As technology and our understanding of ourselves deepens, humanity walks on an inexorable path towards the realization of its destiny, the globalization of production. GDP figures constantly tick up, and as market failures strike in ever expanding cycles they do not stop the rising speed of financial exchanges. A world unfurls itself before us, a myriad of possibilities to be realized. As the horizons of production expand so too does our consumption. A beautiful future (or so it seems) is actualized in the present.

This brings us to this ineffable notion of progress, as an all encompassing constant state of liberation. Social progress, technological progress, even sentence structure can’t keep up with this constant state of change. As Hegel says, world history is a constant march towards its own freedom. But how is this freedom expressed in our own terms, that is, human terms? How does the human mind and the society it finds itself in synthesize its experiences of freedom and progress? The answer is quite simple: through consumption.

When we speak of a new technology the question is always “what is its’ use (to us)?” When we speak of social progress the question is “what freedoms (to us) does it entail?” Certainly the question might change depending on the asker but whether it is “us” or “I” or “them” this question always remains anthropocentric, and firmly tied to our consumption. Only by exhausting the possibilities before us, by consuming them, whether in the form of commodities or realities, can we truly experience this feeling of freedom. This thinking seems natural, ingrained into the very foundation of our understanding of reality.

The satisfaction of a demand inherently carries an opportunity cost. That which is not consumed is left behind as a non-object. The abundance of commodities within the present state of capitalism already attests to this. Food uneaten. Clothes unbought. They did not suit the taste of their prospective customers. The sole purpose of such non-objects is to fill space. The enormity of this is outstanding. Millions of goods are produced to be carried thousands of miles as freight, placed on the shelves of super-stores and then at some time of their physical or social expiry — to be unceremoniously thrown into the dumpster. Thus the continued satiation of consumption demands not only greater production but also greater overproduction. Overproduction appears as a production of possibilities.
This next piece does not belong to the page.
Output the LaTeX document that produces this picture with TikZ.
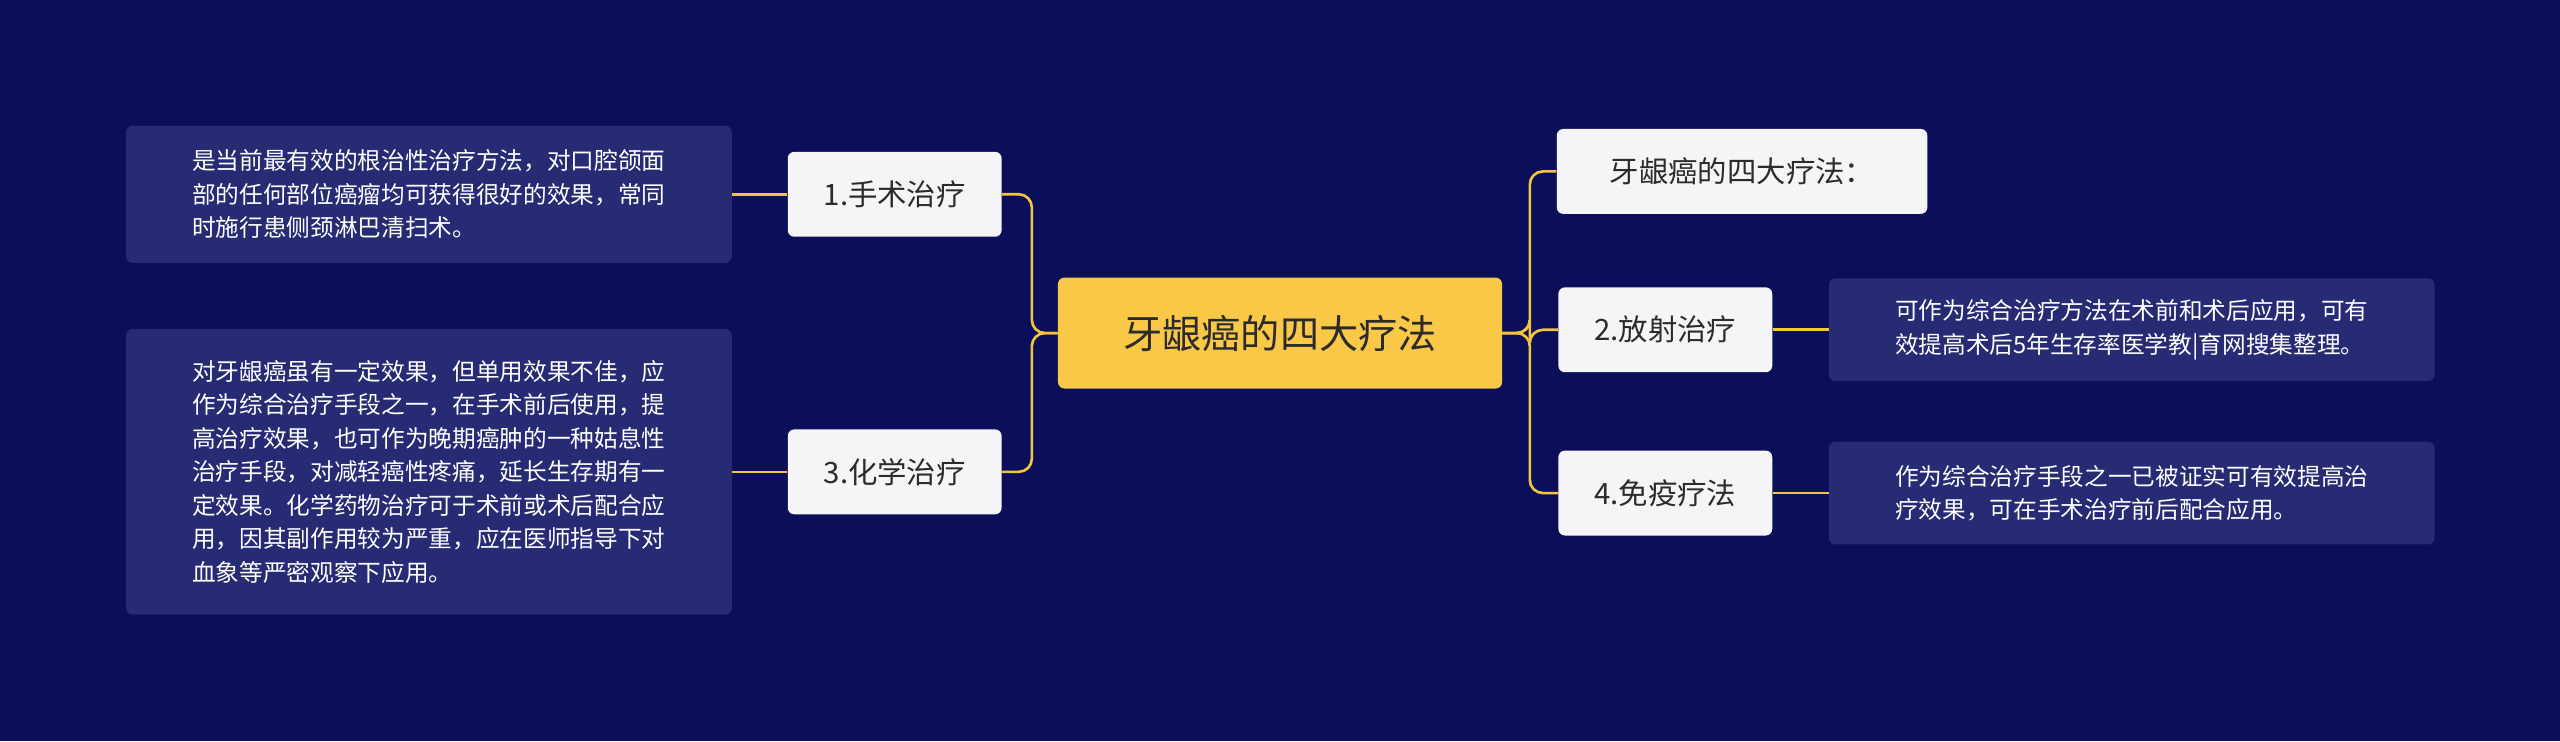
\documentclass[tikz,border=0pt]{standalone}
\usepackage{fontspec}
\setmainfont{Noto Sans CJK SC}
\definecolor{bg}{HTML}{0B0F5A}
\definecolor{ctr}{HTML}{F9C847}
\definecolor{br}{HTML}{F5F5F7}
\definecolor{leaf}{HTML}{272B74}
\definecolor{ln}{HTML}{F2C53D}
\definecolor{txt}{HTML}{2B2B2B}
\begin{document}
\begin{tikzpicture}[x=1pt,y=-1pt,
  center/.style={fill=ctr,rounded corners=4pt,minimum width=272pt,minimum height=68pt,text=txt,font=\fontsize{24}{28}\selectfont},
  branch/.style={fill=br,rounded corners=4pt,minimum height=52pt,text=txt,font=\fontsize{18}{22}\selectfont,inner xsep=10pt},
  leafbox/.style={fill=leaf,rounded corners=4pt,text=white,font=\fontsize{14.5}{20.5}\selectfont,align=left,inner xsep=10pt,inner ysep=8pt,anchor=west},
  con/.style={draw=ln,line width=1.6pt,rounded corners=8pt}]
\fill[bg] (0,0) rectangle (1568,454);
\useasboundingbox (0,0) rectangle (1568,454);
\node[center] (c) at (784,204) {牙龈癌的四大疗法};
\node[branch,minimum width=131pt] (b1) at (548,119) {1.手术治疗};
\node[branch,minimum width=131pt] (b3) at (548,289) {3.化学治疗};
\node[branch,minimum width=227pt] (r0) at (1067,105) {牙龈癌的四大疗法：};
\node[branch,minimum width=131pt] (r2) at (1020,202) {2.放射治疗};
\node[branch,minimum width=131pt] (r4) at (1020,302) {4.免疫疗法};
\node[leafbox,minimum width=371pt,minimum height=84pt] (l1) at (77,119) {是当前最有效的根治性治疗方法，对口腔颌面\\部的任何部位癌瘤均可获得很好的效果，常同\\时施行患侧颈淋巴清扫术。};
\node[leafbox,minimum width=371pt,minimum height=175pt] (l3) at (77,289) {对牙龈癌虽有一定效果，但单用效果不佳，应\\作为综合治疗手段之一，在手术前后使用，提\\高治疗效果，也可作为晚期癌肿的一种姑息性\\治疗手段，对减轻癌性疼痛，延长生存期有一\\定效果。化学药物治疗可于术前或术后配合应\\用，因其副作用较为严重，应在医师指导下对\\血象等严密观察下应用。};
\node[leafbox,minimum width=371pt,minimum height=63pt] (l2) at (1120,202) {可作为综合治疗方法在术前和术后应用，可有\\效提高术后5年生存率医学教|育网搜集整理。};
\node[leafbox,minimum width=371pt,minimum height=63pt] (l4) at (1120,302) {作为综合治疗手段之一已被证实可有效提高治\\疗效果，可在手术治疗前后配合应用。};
\coordinate (cl) at (632,204);
\coordinate (cr) at (937,204);
\draw[con] (c.west) -- (cl) |- (b1.east);
\draw[con] (c.west) -- (cl) |- (b3.east);
\draw[con] (c.east) -- (cr) |- (r0.west);
\draw[con] (c.east) -- (cr) |- (r2.west);
\draw[con] (c.east) -- (cr) |- (r4.west);
\draw[con] (l1.east) -- (b1.west);
\draw[con] (l3.east) -- (b3.west);
\draw[con] (r2.east) -- (l2.west);
\draw[con] (r4.east) -- (l4.west);
\end{tikzpicture}
\end{document}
The finality of consumption and the ultimate freedom can only be experienced at the corresponding terminus — the height of production. Our scarcity limits our consumption, and so we quantify it and generate more and more productive forces to sustain this drive. It is with this massive expansion that we can finally imagine a culmination of the march of progress, reaching post-scarcity.

The Question of Post-Scarcity.

Post-scarcity (or fully-automated-luxury-space-communism) promises an inexhaustible satisfaction to every want and every need. Yet in doing so it obliterates meaning, strips choices of moral value and reduces the human to its basest appetites. The ability to receive anything you want without effort or struggle fundamentally damages the meaning ascribed to the struggle in the first place.
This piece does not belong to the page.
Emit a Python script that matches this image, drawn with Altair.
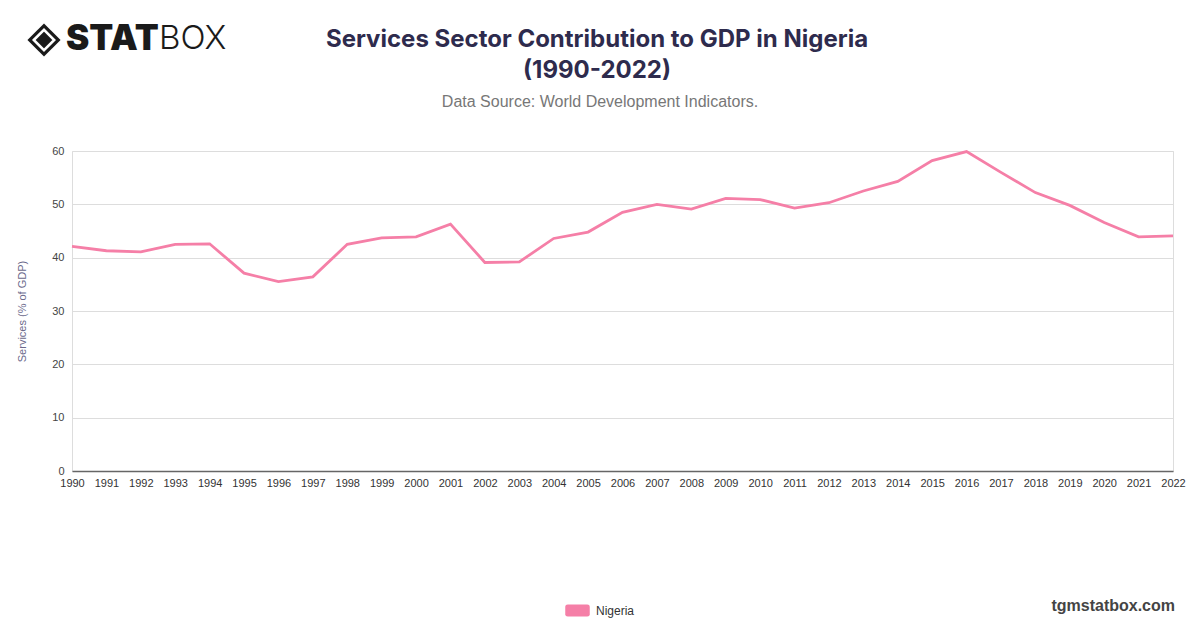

Consumption without meaning can seem like a boon to the underfed. After all, not having enough food leads to the ascription of the state of satiation to the highest extent of aspiration. To the individual living in scarcity (which is all of humanity to differing extents) it is impossible to conceive of the profound lack of meaning within abundance. But finding oneself in abundance, always existing in abundance makes consumption an act of routine. When have we last given significance to a cup of water? Perhaps only after a period of exertion can it serve as a refreshment with some little significance.
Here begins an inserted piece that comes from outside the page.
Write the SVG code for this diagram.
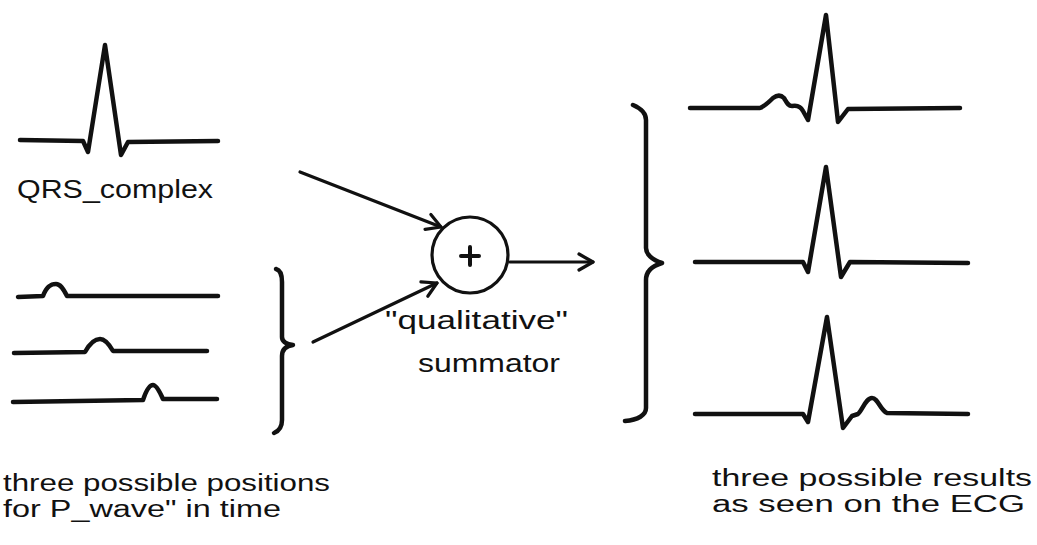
<svg xmlns="http://www.w3.org/2000/svg" width="1037" height="545" viewBox="0 0 1037 545">
<defs>
<style>
.w{fill:none;stroke:#111;stroke-width:4.5;stroke-linecap:round;stroke-linejoin:round}
.c{fill:none;stroke:#111;stroke-width:3.2;stroke-linecap:round;stroke-linejoin:round}
.t{font-family:"Liberation Sans","DejaVu Sans",sans-serif;fill:#111;font-size:26px}
.s{font-family:"Liberation Sans","DejaVu Sans",sans-serif;fill:#111;font-size:23px}
</style>
<marker id="ah" viewBox="0 0 20 20" refX="18" refY="10" markerWidth="20" markerHeight="20" markerUnits="userSpaceOnUse" orient="auto">
<polyline points="4,2 18,10 4,18" fill="none" stroke="#111" stroke-width="3.2" stroke-linecap="round" stroke-linejoin="round"/>
</marker>
</defs>
<rect width="1037" height="545" fill="#fff"/>

<g id="qrs">
<path class="w" d="M20,140 L83,141 L88,152 L105,45 L121,155 L128,142 L218,141"/>
<text class="t" x="17" y="198" textLength="196" lengthAdjust="spacingAndGlyphs">QRS_complex</text>
</g>

<g id="pwaves">
<path class="w" d="M18,297 L43,296 C47,285 52,284 56,284 C60,284 63,288 67,296 L218,296"/>
<path class="w" d="M14,353 L85,352 C90,343 95,339 100,339 C105,339 109,344 113,351 L207,351"/>
<path class="w" d="M13,402 L143,400 C147,388 150,385 153,385 C156,385 159,390 163,399 L217,399"/>
<path class="w" d="M276,269 C280,270 282,274 282,282 L282,337 C282,342 286,344 293,345 C286,346 282,350 282,356 L282,420 C282,427 279,431 274,433"/>
</g>

<g id="summator">
<circle class="c" cx="470" cy="255" r="38"/>
<path d="M470,247 V265 M461,256 H479" fill="none" stroke="#111" stroke-width="4" stroke-linecap="round"/>
<text class="t" x="385" y="329" textLength="183" lengthAdjust="spacingAndGlyphs">"qualitative"</text>
<text class="t" x="418" y="372" textLength="142" lengthAdjust="spacingAndGlyphs">summator</text>
</g>

<g id="results">
<path class="w" d="M690,108 L760,108 C765,106 768,103 773,98 C777,95 781,95 784,98 C787,103 788,106 792,106 C797,105 801,107 803,111 L808,120 L826,15 L838,122 L848,109 L960,108"/>
<path class="w" d="M695,262 L803,262 L808,272 L826,167 L841,277 L850,262 L968,263"/>
<path class="w" d="M695,414 L803,414 L808,422 L827,317 L843,428 L852,416 L858,414 C863,409 866,398 872,398 C878,398 880,410 887,413 L968,414"/>
<path class="w" d="M633,105 C640,108 646,112 646,120 L646,248 C646,254 652,260 662,263 C652,266 646,272 646,280 L646,408 C646,415 638,420 625,421"/>
</g>

<g id="connectors">
<line class="c" x1="300" y1="172" x2="441" y2="227" marker-end="url(#ah)"/>
<line class="c" x1="313" y1="342" x2="437" y2="283" marker-end="url(#ah)"/>
<line class="c" x1="510" y1="262" x2="593" y2="262" marker-end="url(#ah)"/>
</g>

<g id="labels">
<text class="s" x="3" y="491" textLength="327" lengthAdjust="spacingAndGlyphs">three possible positions</text>
<text class="s" x="3" y="517" textLength="278" lengthAdjust="spacingAndGlyphs">for P_wave" in time</text>
<text class="s" x="712" y="486" textLength="320" lengthAdjust="spacingAndGlyphs">three possible results</text>
<text class="s" x="712" y="512" textLength="313" lengthAdjust="spacingAndGlyphs">as seen on the ECG</text>
</g>
</svg>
Aspiration here is a superlative, above all our other needs, not an independent form of desire, but rather a form constructed from the currently unfulfilled desires within our daily existence. We naturally aspire to what we are not, to what we have not — and as such unrealized consumption is also that which we consume. That is not to say that removing barriers to aspiration is inherently a bad thing, in fact the opposite, for a key part of aspiration is the expectation of victory. What is the difference between feasting and gorging? The first carries a sacral meaning, a victory tied to the fulfillment of an aspiration. The second is resolved in the automata, an empty action devoid of any greater significance, a void that fills that which we cannot obtain. Panic buying, panic eating, all consumption as a surrogate to aspiration unfulfilled.

As we approach the terminus we begin to see more room for retreat. Those who are well fed can now choose to go hungry. “I am done seeking meaning in the aesthetic cycle of commodities” Helena Saint Tessero proclaims as she trades in her gaudy designer clothing for a plain white robe, embracing designer monasticism. Yet at this point of abundance even defection from the existing pattern of consumption becomes another reproduction of the cycle. Those who turn to asceticism and seek meaning in self-discipline become another trend, another “target demographic” for smart-marketing. This kind of disjunction is already apparent in our still limited (by scarcity) world. Books on dieting fill the shelves of the local bookstore, while the other side of the street houses a McDonalds.

If liberation was once conceived as the freeing of the human faculties from the base prejudice of nature, now it sketches a rather bleak view of existence where our consciousness is no longer needed. To be alive in a world of abundance is to depreciate one’s humanity and become an alienated blob focused on the eternal chasing of meaning through endless and pointless consumption. The destruction of commodities becomes an unnamed ritual which is both utterly alienated from humanity (the creation of abundance means that decisions on production are no longer meaningful) and also totalizing in its replacement of any self-creation and self-fulfillment (which require a now absent personal struggle).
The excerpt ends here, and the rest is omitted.